Nirmala Sitharaman, the Finance Minister of India, publicly announced that India will be launching a central bank digital currency (CBDC) of its own by the beginning of the next financial year. This is a huge shock to multiple financial institutions seeing the current circumstances of the Indian economy, not a very intelligent move.
The central bank digital currency by the RBI is said to be similar to cash, with the public being able to use it without any limitations associated with traditional currency.
According to Nikhil Kamath, co-founder of Zerodha, "While many have been critical of #CBDC, we might be missing the big picture, remittances, unbanked economy, and reducing subsidy leakage, to name a few…When anything new comes into the market, the old need to adapt, and the new need to regulate the change."

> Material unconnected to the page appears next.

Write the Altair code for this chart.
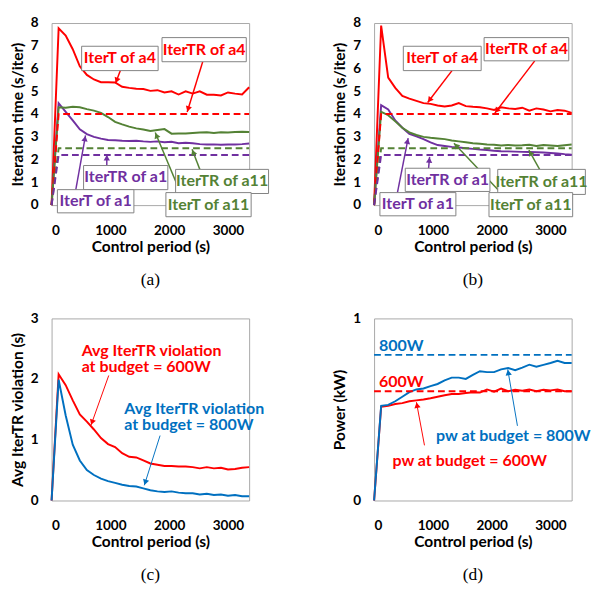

This move is seen as a direct liability of the Reserve Bank of India. It will reduce the consumer’s dependency on the Indian Rupee. The Indian Rupee is already subject to constant fluctuations, which harms business and transactions. India is not well-developed in the international financial sector. This is majorly due to its large population.
There are many who have opposed the idea of CBDCs saying a centralised cryptocurrency is far from the original ideals of Bitcoin and the current crypto ecosystem. But David Donovan, executive vice president, financial services, Publicis Sapient, points out that such an attitude is at odds with what crypto enthusiasts have inherently worked towards.
"Crypto players were always saying there should be privatisation, and governments shouldn’t be involved. At the end of the day, governments should always be involved.
When you have regulation, you create a sense of security to the public. That allows them to feel more comfortable, and then you can bring in adoption and create stability,” says Donovan. These comments may resonate especially well given the FTX blowup that has destablised the crypto markets this month.
Like every other idea, there are risks here, the biggest of which is its effect on low-deposit, low-cost weaker banks. Once a CDBC, customers may start storing as many tokens as they want in their e-wallets. With the absence of liquid cash in the banking system, more banks may run the risk of bankruptcy or strained balance sheets. The growing popularity of crypto and crypto assets is causing this major shift, but we must agree that this decision is a little hasty and should have been thought out much before. This won’t stop innovation though.
Talking about the importance of CBDCs, Carmelle Cadet, founder and CEO of EMTECH said, "Even in the US you see the digitisation around payment and the innovation that's happening, whether it's crypto or stablecoins or digital banking and so on."